■ **SET EXERCISE**
Repeat the listing in full. Nothing may be added or left out.

■ **DATA EXTRACT**
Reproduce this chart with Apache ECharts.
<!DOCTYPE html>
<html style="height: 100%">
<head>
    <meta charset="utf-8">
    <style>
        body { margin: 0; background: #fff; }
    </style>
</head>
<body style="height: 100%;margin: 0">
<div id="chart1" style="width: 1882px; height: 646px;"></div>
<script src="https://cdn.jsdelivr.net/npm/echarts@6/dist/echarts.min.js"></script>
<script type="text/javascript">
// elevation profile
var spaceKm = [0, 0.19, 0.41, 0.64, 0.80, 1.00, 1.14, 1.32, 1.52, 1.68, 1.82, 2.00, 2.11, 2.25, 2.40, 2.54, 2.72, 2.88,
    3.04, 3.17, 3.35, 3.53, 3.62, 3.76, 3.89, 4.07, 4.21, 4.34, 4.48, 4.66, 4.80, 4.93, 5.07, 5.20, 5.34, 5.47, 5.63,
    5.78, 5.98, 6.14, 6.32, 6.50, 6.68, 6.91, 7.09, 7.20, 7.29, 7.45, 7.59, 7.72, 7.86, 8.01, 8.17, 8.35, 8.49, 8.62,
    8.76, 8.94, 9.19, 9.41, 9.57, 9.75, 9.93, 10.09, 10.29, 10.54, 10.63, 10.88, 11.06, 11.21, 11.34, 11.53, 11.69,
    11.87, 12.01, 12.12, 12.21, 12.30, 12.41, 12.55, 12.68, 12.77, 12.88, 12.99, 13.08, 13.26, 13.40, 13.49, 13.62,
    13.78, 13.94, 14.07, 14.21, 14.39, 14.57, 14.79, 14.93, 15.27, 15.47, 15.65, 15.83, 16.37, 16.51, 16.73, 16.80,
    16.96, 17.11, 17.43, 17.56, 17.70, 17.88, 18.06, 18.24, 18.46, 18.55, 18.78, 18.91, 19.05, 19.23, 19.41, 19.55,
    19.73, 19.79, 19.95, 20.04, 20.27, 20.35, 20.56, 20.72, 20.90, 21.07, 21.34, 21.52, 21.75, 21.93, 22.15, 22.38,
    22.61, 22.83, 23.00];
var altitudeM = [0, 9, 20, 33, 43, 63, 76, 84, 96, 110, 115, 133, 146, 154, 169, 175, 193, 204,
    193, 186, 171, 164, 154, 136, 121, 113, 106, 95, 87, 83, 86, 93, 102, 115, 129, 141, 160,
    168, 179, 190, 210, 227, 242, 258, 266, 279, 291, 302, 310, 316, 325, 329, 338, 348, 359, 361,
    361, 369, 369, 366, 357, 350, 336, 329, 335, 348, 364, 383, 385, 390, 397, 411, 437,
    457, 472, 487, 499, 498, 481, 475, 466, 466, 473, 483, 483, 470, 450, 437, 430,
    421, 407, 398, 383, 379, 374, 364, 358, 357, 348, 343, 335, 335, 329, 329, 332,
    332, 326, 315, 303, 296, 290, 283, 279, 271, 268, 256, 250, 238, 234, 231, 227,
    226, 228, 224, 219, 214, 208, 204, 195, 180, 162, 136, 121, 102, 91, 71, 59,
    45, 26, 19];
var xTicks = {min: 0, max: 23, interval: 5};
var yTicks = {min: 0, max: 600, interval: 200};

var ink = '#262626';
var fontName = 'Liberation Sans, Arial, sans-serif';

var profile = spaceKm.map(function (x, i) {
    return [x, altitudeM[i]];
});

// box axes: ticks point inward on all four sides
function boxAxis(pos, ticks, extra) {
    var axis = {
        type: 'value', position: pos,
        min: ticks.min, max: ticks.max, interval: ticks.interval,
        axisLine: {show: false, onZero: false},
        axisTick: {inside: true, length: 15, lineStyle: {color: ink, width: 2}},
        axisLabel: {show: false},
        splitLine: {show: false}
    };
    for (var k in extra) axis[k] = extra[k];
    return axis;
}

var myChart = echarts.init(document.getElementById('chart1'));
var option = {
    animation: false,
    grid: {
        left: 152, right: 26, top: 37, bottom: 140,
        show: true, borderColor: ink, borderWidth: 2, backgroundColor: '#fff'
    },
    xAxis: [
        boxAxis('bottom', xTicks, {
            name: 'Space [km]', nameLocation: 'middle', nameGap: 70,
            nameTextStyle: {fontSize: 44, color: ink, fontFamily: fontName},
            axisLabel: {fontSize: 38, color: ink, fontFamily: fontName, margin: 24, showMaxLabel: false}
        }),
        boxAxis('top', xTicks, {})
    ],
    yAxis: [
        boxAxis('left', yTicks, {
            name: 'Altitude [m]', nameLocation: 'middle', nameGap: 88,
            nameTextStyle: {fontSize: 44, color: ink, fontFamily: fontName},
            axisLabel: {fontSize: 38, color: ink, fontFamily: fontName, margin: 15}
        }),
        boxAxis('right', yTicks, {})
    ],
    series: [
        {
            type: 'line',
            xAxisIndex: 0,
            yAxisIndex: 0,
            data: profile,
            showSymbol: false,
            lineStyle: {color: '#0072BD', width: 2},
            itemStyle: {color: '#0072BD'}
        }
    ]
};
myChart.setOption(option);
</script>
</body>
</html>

■ **RESULT**
Reproduce this chart with Apache ECharts.
<!DOCTYPE html>
<html style="height: 100%">
<head>
    <meta charset="utf-8">
    <style>
        body { margin: 0; background: #fff; }
    </style>
</head>
<body style="height: 100%;margin: 0">
<div id="chart1" style="width: 1882px; height: 646px;"></div>
<script src="https://cdn.jsdelivr.net/npm/echarts@6/dist/echarts.min.js"></script>
<script type="text/javascript">
// elevation profile
var spaceKm = [0, 0.19, 0.41, 0.64, 0.80, 1.00, 1.14, 1.32, 1.52, 1.68, 1.82, 2.00, 2.11, 2.25, 2.40, 2.54, 2.72, 2.88,
    3.04, 3.17, 3.35, 3.53, 3.62, 3.76, 3.89, 4.07, 4.21, 4.34, 4.48, 4.66, 4.80, 4.93, 5.07, 5.20, 5.34, 5.47, 5.63,
    5.78, 5.98, 6.14, 6.32, 6.50, 6.68, 6.91, 7.09, 7.20, 7.29, 7.45, 7.59, 7.72, 7.86, 8.01, 8.17, 8.35, 8.49, 8.62,
    8.76, 8.94, 9.19, 9.41, 9.57, 9.75, 9.93, 10.09, 10.29, 10.54, 10.63, 10.88, 11.06, 11.21, 11.34, 11.53, 11.69,
    11.87, 12.01, 12.12, 12.21, 12.30, 12.41, 12.55, 12.68, 12.77, 12.88, 12.99, 13.08, 13.26, 13.40, 13.49, 13.62,
    13.78, 13.94, 14.07, 14.21, 14.39, 14.57, 14.79, 14.93, 15.27, 15.47, 15.65, 15.83, 16.37, 16.51, 16.73, 16.80,
    16.96, 17.11, 17.43, 17.56, 17.70, 17.88, 18.06, 18.24, 18.46, 18.55, 18.78, 18.91, 19.05, 19.23, 19.41, 19.55,
    19.73, 19.79, 19.95, 20.04, 20.27, 20.35, 20.56, 20.72, 20.90, 21.07, 21.34, 21.52, 21.75, 21.93, 22.15, 22.38,
    22.61, 22.83, 23.00];
var altitudeM = [0, 9, 20, 33, 43, 63, 76, 84, 96, 110, 115, 133, 146, 154, 169, 175, 193, 204,
    193, 186, 171, 164, 154, 136, 121, 113, 106, 95, 87, 83, 86, 93, 102, 115, 129, 141, 160,
    168, 179, 190, 210, 227, 242, 258, 266, 279, 291, 302, 310, 316, 325, 329, 338, 348, 359, 361,
    361, 369, 369, 366, 357, 350, 336, 329, 335, 348, 364, 383, 385, 390, 397, 411, 437,
    457, 472, 487, 499, 498, 481, 475, 466, 466, 473, 483, 483, 470, 450, 437, 430,
    421, 407, 398, 383, 379, 374, 364, 358, 357, 348, 343, 335, 335, 329, 329, 332,
    332, 326, 315, 303, 296, 290, 283, 279, 271, 268, 256, 250, 238, 234, 231, 227,
    226, 228, 224, 219, 214, 208, 204, 195, 180, 162, 136, 121, 102, 91, 71, 59,
    45, 26, 19];
var xTicks = {min: 0, max: 23, interval: 5};
var yTicks = {min: 0, max: 600, interval: 200};

var ink = '#262626';
var fontName = 'Liberation Sans, Arial, sans-serif';

var profile = spaceKm.map(function (x, i) {
    return [x, altitudeM[i]];
});

// box axes: ticks point inward on all four sides
function boxAxis(pos, ticks, extra) {
    var axis = {
        type: 'value', position: pos,
        min: ticks.min, max: ticks.max, interval: ticks.interval,
        axisLine: {show: false, onZero: false},
        axisTick: {inside: true, length: 15, lineStyle: {color: ink, width: 2}},
        axisLabel: {show: false},
        splitLine: {show: false}
    };
    for (var k in extra) axis[k] = extra[k];
    return axis;
}

var myChart = echarts.init(document.getElementById('chart1'));
var option = {
    animation: false,
    grid: {
        left: 152, right: 26, top: 37, bottom: 140,
        show: true, borderColor: ink, borderWidth: 2, backgroundColor: '#fff'
    },
    xAxis: [
        boxAxis('bottom', xTicks, {
            name: 'Space [km]', nameLocation: 'middle', nameGap: 70,
            nameTextStyle: {fontSize: 44, color: ink, fontFamily: fontName},
            axisLabel: {fontSize: 38, color: ink, fontFamily: fontName, margin: 24, showMaxLabel: false}
        }),
        boxAxis('top', xTicks, {})
    ],
    yAxis: [
        boxAxis('left', yTicks, {
            name: 'Altitude [m]', nameLocation: 'middle', nameGap: 88,
            nameTextStyle: {fontSize: 44, color: ink, fontFamily: fontName},
            axisLabel: {fontSize: 38, color: ink, fontFamily: fontName, margin: 15}
        }),
        boxAxis('right', yTicks, {})
    ],
    series: [
        {
            type: 'line',
            xAxisIndex: 0,
            yAxisIndex: 0,
            data: profile,
            showSymbol: false,
            lineStyle: {color: '#0072BD', width: 2},
            itemStyle: {color: '#0072BD'}
        }
    ]
};
myChart.setOption(option);
</script>
</body>
</html>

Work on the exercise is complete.